To increase time-to-market and make engineering teams more productive, many companies have chosen to essentially outsource infrastructure engineering. Indeed, big cloud providers, such as AWS, Azure and Google, essentially hide all infrastructure complexity and offer a Platform-as-a-Service fueled by a proprietary control plane. This is great, because your team can focus their effort on your “magic source”, which is pushing high impact application features faster. This makes a lot of sense, since you can tremendously accelerate both application development, and dealing with security and compliance requirements by using configuration specific to the proprietary platform. When you are a start-up, onboarding the first free customers is the priority.

However, eventually you will scale up and bump into one of those big budget customers. Being more demanding about their data location, you’ll need to start running on their on-premise infrastructure or a different public cloud. Sadly, you’ll have to redo much of that investment that went into making the platform secure and compliant. Furthermore, you’ll likely need to update your processes and train your team.
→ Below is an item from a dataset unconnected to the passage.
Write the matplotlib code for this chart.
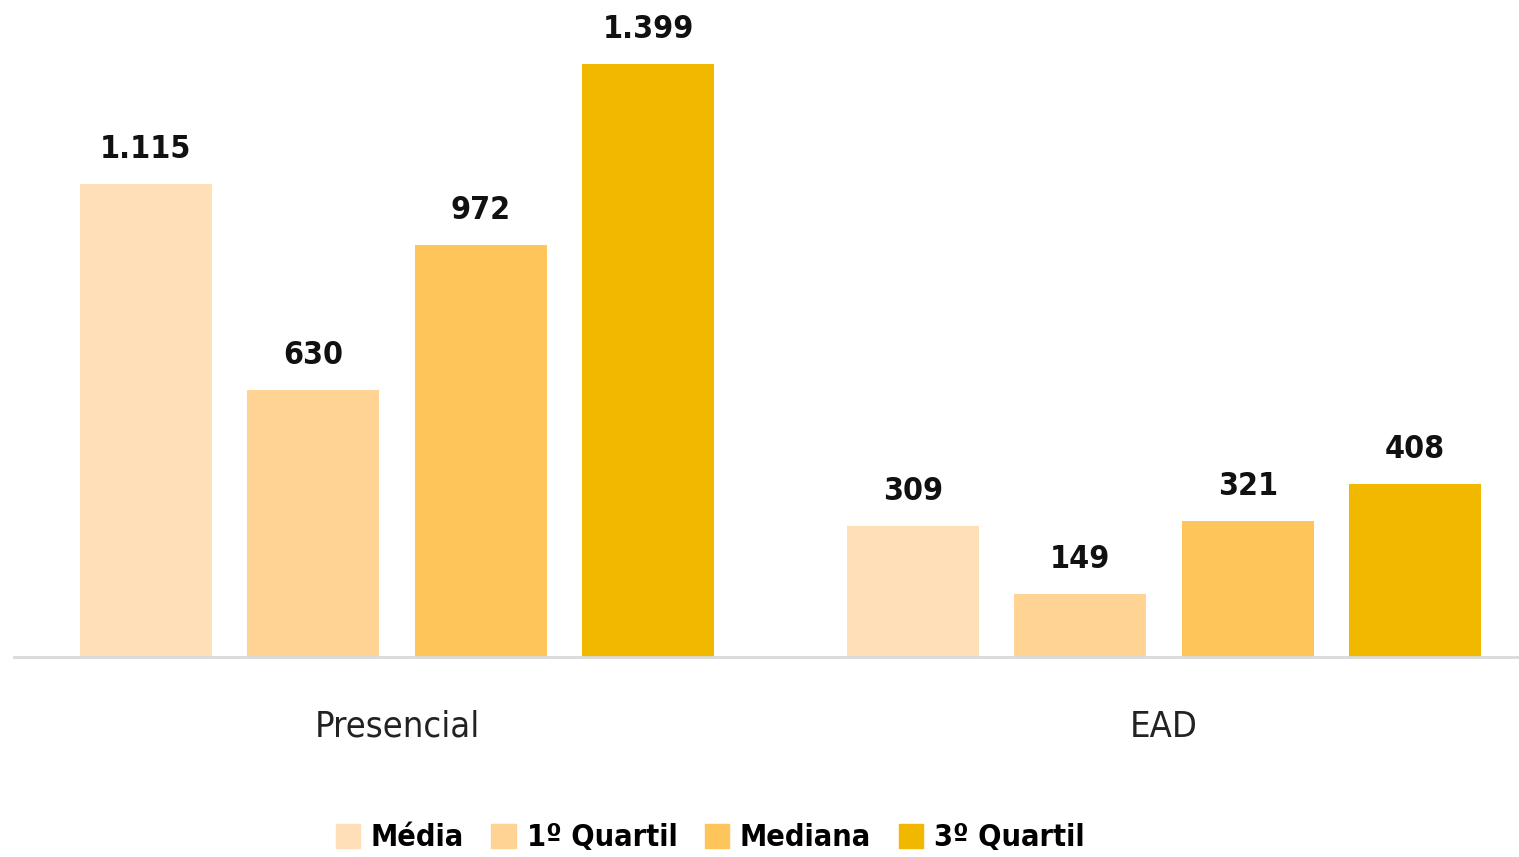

In the end, you are still left with dealing with significant differences between the two platforms.

Will you port your application to a second proprietary platform or will you build an open source, portable platform this time?

The architectural decision to standardise on Kubernetes

Being big fans of Kubernetes, we build and run the open source project Elastisys Welkin, a Kubernetes distribution focused on security and compliance. While we were definitely onto something, application teams were saying: “Cool! But, I need a platform, not just stateless container hosting. At the very least, I need the following additional services: primary database, in-memory low-latency cache and message queue.”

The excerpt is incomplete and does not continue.